▸ Exercise objective:
Reproduce every line of the listing as written, apart from the pictures.

▸ Given information:
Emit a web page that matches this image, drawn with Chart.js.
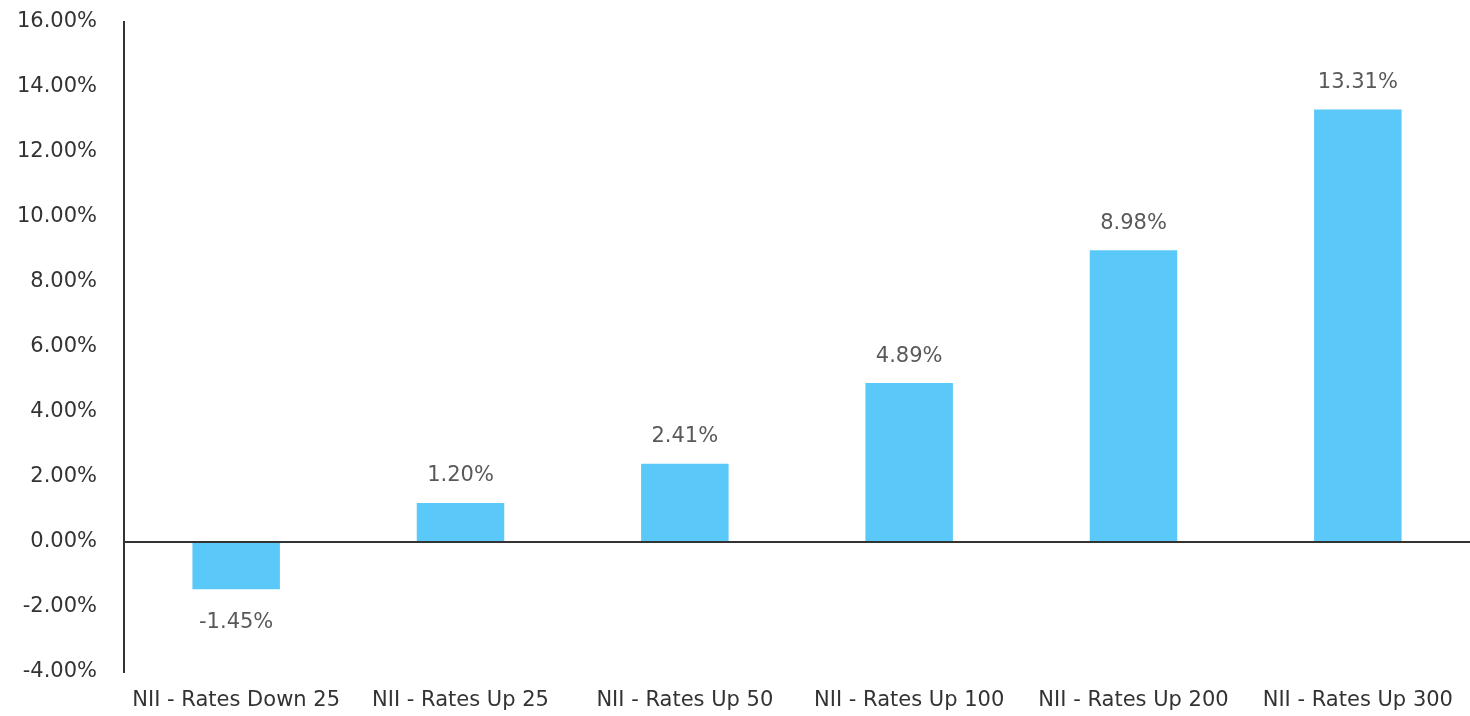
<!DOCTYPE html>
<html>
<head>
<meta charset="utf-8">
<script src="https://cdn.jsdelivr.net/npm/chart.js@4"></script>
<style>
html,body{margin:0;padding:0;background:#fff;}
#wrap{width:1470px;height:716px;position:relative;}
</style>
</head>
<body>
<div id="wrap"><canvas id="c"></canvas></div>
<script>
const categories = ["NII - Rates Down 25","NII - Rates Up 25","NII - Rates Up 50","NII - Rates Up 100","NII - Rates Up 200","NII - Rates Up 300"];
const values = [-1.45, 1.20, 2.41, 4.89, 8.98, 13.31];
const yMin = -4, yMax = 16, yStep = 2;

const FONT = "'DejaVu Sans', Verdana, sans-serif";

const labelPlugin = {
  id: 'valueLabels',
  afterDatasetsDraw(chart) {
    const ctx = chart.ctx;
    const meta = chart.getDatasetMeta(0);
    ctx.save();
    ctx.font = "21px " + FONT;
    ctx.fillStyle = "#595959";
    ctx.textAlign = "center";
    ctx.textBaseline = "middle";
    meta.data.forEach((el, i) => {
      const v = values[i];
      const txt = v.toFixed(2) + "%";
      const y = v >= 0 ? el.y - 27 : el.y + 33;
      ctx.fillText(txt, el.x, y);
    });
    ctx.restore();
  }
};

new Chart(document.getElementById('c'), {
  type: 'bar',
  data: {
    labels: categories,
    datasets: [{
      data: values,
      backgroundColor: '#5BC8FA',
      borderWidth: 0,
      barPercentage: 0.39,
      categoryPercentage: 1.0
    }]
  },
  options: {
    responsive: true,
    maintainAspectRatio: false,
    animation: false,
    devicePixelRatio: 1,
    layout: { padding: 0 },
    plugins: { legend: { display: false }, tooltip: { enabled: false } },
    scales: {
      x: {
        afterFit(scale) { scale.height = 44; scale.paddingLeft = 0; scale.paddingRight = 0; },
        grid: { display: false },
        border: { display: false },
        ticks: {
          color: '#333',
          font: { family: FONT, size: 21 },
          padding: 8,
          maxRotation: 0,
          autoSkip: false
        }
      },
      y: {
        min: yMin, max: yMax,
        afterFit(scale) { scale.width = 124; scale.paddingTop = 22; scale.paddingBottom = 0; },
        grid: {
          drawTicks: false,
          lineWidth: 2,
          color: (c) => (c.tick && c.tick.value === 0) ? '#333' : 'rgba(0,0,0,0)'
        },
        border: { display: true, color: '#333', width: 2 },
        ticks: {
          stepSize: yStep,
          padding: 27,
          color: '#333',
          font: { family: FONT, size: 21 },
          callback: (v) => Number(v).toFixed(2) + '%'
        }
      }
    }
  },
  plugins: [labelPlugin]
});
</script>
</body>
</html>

▸ Correct response:
Emit a web page that matches this image, drawn with Chart.js.
<!DOCTYPE html>
<html>
<head>
<meta charset="utf-8">
<script src="https://cdn.jsdelivr.net/npm/chart.js@4"></script>
<style>
html,body{margin:0;padding:0;background:#fff;}
#wrap{width:1470px;height:716px;position:relative;}
</style>
</head>
<body>
<div id="wrap"><canvas id="c"></canvas></div>
<script>
const categories = ["NII - Rates Down 25","NII - Rates Up 25","NII - Rates Up 50","NII - Rates Up 100","NII - Rates Up 200","NII - Rates Up 300"];
const values = [-1.45, 1.20, 2.41, 4.89, 8.98, 13.31];
const yMin = -4, yMax = 16, yStep = 2;

const FONT = "'DejaVu Sans', Verdana, sans-serif";

const labelPlugin = {
  id: 'valueLabels',
  afterDatasetsDraw(chart) {
    const ctx = chart.ctx;
    const meta = chart.getDatasetMeta(0);
    ctx.save();
    ctx.font = "21px " + FONT;
    ctx.fillStyle = "#595959";
    ctx.textAlign = "center";
    ctx.textBaseline = "middle";
    meta.data.forEach((el, i) => {
      const v = values[i];
      const txt = v.toFixed(2) + "%";
      const y = v >= 0 ? el.y - 27 : el.y + 33;
      ctx.fillText(txt, el.x, y);
    });
    ctx.restore();
  }
};

new Chart(document.getElementById('c'), {
  type: 'bar',
  data: {
    labels: categories,
    datasets: [{
      data: values,
      backgroundColor: '#5BC8FA',
      borderWidth: 0,
      barPercentage: 0.39,
      categoryPercentage: 1.0
    }]
  },
  options: {
    responsive: true,
    maintainAspectRatio: false,
    animation: false,
    devicePixelRatio: 1,
    layout: { padding: 0 },
    plugins: { legend: { display: false }, tooltip: { enabled: false } },
    scales: {
      x: {
        afterFit(scale) { scale.height = 44; scale.paddingLeft = 0; scale.paddingRight = 0; },
        grid: { display: false },
        border: { display: false },
        ticks: {
          color: '#333',
          font: { family: FONT, size: 21 },
          padding: 8,
          maxRotation: 0,
          autoSkip: false
        }
      },
      y: {
        min: yMin, max: yMax,
        afterFit(scale) { scale.width = 124; scale.paddingTop = 22; scale.paddingBottom = 0; },
        grid: {
          drawTicks: false,
          lineWidth: 2,
          color: (c) => (c.tick && c.tick.value === 0) ? '#333' : 'rgba(0,0,0,0)'
        },
        border: { display: true, color: '#333', width: 2 },
        ticks: {
          stepSize: yStep,
          padding: 27,
          color: '#333',
          font: { family: FONT, size: 21 },
          callback: (v) => Number(v).toFixed(2) + '%'
        }
      }
    }
  },
  plugins: [labelPlugin]
});
</script>
</body>
</html>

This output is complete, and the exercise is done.